Aim of the task
Output each line of the material exactly as it stands.
^^^^^^^^^^^^^^^^
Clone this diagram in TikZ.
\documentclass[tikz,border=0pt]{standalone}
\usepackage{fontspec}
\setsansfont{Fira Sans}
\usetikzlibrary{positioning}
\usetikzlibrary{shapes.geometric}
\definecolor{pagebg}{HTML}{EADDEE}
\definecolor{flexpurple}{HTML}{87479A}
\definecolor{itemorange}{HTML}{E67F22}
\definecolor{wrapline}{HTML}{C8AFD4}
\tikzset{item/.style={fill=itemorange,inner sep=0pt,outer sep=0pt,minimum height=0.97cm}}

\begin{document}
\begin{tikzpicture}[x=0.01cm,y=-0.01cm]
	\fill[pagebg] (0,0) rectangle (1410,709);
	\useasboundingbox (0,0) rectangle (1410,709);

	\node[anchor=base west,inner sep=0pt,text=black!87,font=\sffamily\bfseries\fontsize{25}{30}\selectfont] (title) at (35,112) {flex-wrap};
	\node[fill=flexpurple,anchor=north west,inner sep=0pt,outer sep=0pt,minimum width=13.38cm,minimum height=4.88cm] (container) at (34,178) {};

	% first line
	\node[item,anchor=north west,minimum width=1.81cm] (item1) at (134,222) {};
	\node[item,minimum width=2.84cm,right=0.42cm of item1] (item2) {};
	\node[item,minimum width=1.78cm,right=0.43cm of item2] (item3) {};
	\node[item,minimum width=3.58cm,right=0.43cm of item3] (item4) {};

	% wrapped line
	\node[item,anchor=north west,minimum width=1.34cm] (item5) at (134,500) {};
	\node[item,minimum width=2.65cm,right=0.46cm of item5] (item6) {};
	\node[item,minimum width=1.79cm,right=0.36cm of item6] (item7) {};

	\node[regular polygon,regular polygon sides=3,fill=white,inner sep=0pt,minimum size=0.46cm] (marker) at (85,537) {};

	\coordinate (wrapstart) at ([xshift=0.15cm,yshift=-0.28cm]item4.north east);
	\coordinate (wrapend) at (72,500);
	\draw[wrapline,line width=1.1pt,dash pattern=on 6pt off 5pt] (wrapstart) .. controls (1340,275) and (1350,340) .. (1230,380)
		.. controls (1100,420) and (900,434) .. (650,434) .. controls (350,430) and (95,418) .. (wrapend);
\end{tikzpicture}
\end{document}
^^^^^^^^^^^^^^^^
Finished exercise
Clone this diagram in TikZ.
\documentclass[tikz,border=0pt]{standalone}
\usepackage{fontspec}
\setsansfont{Fira Sans}
\usetikzlibrary{positioning}
\usetikzlibrary{shapes.geometric}
\definecolor{pagebg}{HTML}{EADDEE}
\definecolor{flexpurple}{HTML}{87479A}
\definecolor{itemorange}{HTML}{E67F22}
\definecolor{wrapline}{HTML}{C8AFD4}
\tikzset{item/.style={fill=itemorange,inner sep=0pt,outer sep=0pt,minimum height=0.97cm}}

\begin{document}
\begin{tikzpicture}[x=0.01cm,y=-0.01cm]
	\fill[pagebg] (0,0) rectangle (1410,709);
	\useasboundingbox (0,0) rectangle (1410,709);

	\node[anchor=base west,inner sep=0pt,text=black!87,font=\sffamily\bfseries\fontsize{25}{30}\selectfont] (title) at (35,112) {flex-wrap};
	\node[fill=flexpurple,anchor=north west,inner sep=0pt,outer sep=0pt,minimum width=13.38cm,minimum height=4.88cm] (container) at (34,178) {};

	% first line
	\node[item,anchor=north west,minimum width=1.81cm] (item1) at (134,222) {};
	\node[item,minimum width=2.84cm,right=0.42cm of item1] (item2) {};
	\node[item,minimum width=1.78cm,right=0.43cm of item2] (item3) {};
	\node[item,minimum width=3.58cm,right=0.43cm of item3] (item4) {};

	% wrapped line
	\node[item,anchor=north west,minimum width=1.34cm] (item5) at (134,500) {};
	\node[item,minimum width=2.65cm,right=0.46cm of item5] (item6) {};
	\node[item,minimum width=1.79cm,right=0.36cm of item6] (item7) {};

	\node[regular polygon,regular polygon sides=3,fill=white,inner sep=0pt,minimum size=0.46cm] (marker) at (85,537) {};

	\coordinate (wrapstart) at ([xshift=0.15cm,yshift=-0.28cm]item4.north east);
	\coordinate (wrapend) at (72,500);
	\draw[wrapline,line width=1.1pt,dash pattern=on 6pt off 5pt] (wrapstart) .. controls (1340,275) and (1350,340) .. (1230,380)
		.. controls (1100,420) and (900,434) .. (650,434) .. controls (350,430) and (95,418) .. (wrapend);
\end{tikzpicture}
\end{document}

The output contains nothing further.